Recognition as a synonym for protection

When asked what it means to be a quilombola, Lígia emphasizes the importance of the recognition of land rights: “Before, we didn’t have rights to these lands because they were always trying to take us away from here. Now that we have the title, thank God nobody bothers us anymore. Because this is where my grandparents came many years ago, and I was born here in the quilombo, my daughters are here.” She has two daughters who were born and live in the quilombo.

For Lígia's daughter, who also bears her mother's name, being a quilombola is synonymous with resistance. "Being a quilombola is the continuation of my ancestors who, through much struggle, as now, have given us the continuation of the fight for what they tried to do in the past," affirms Lígia Leticia Silva de Oliveira.  

“The Quilombo da Família Silva, by bringing the territorial claim of Black and Quilombola people into the urban context, based on Civilizational references of African origin, has disrupted the tranquility of coloniality,” states lawyer and member of the Quilombola Front of Rio Grande do Sul, Onir Araújo.

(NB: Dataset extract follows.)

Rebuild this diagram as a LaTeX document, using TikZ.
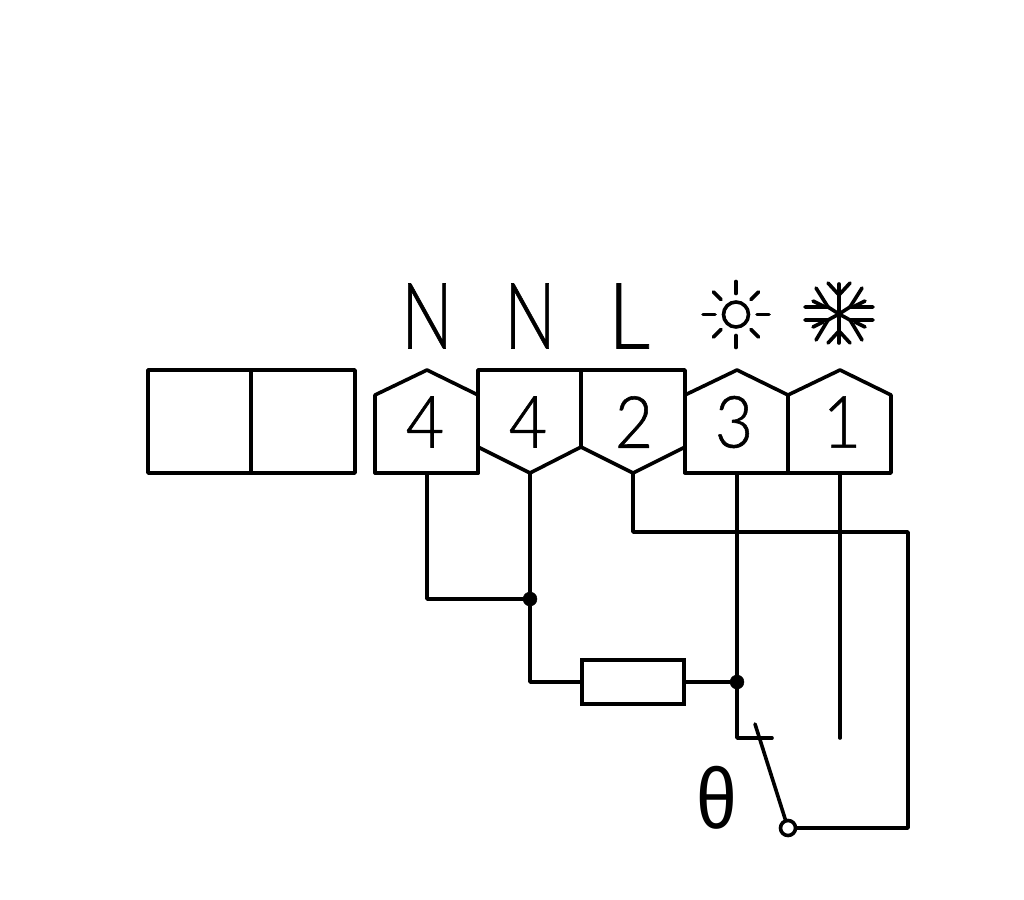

“Those 12 families, despite everything they went through, paved the way for the other 10 Quilombola Territories in Porto Alegre, and perhaps for millions living in the peripheries of the country's urban centers. Memory and ancestry are alive within us, and the Quilombo dos Silva demonstrates the power they possess when they territorialize themselves for well-being and the necessary construction of a 'world' that encompasses all 'worlds',” concludes Onir. 

Life told 

The story of resistance of the Quilombo da Família Silva is documented in a film produced by Coletivo Catarse, Inverso Coletivo and Ponto de Cultura Teia Viva, released in 2012.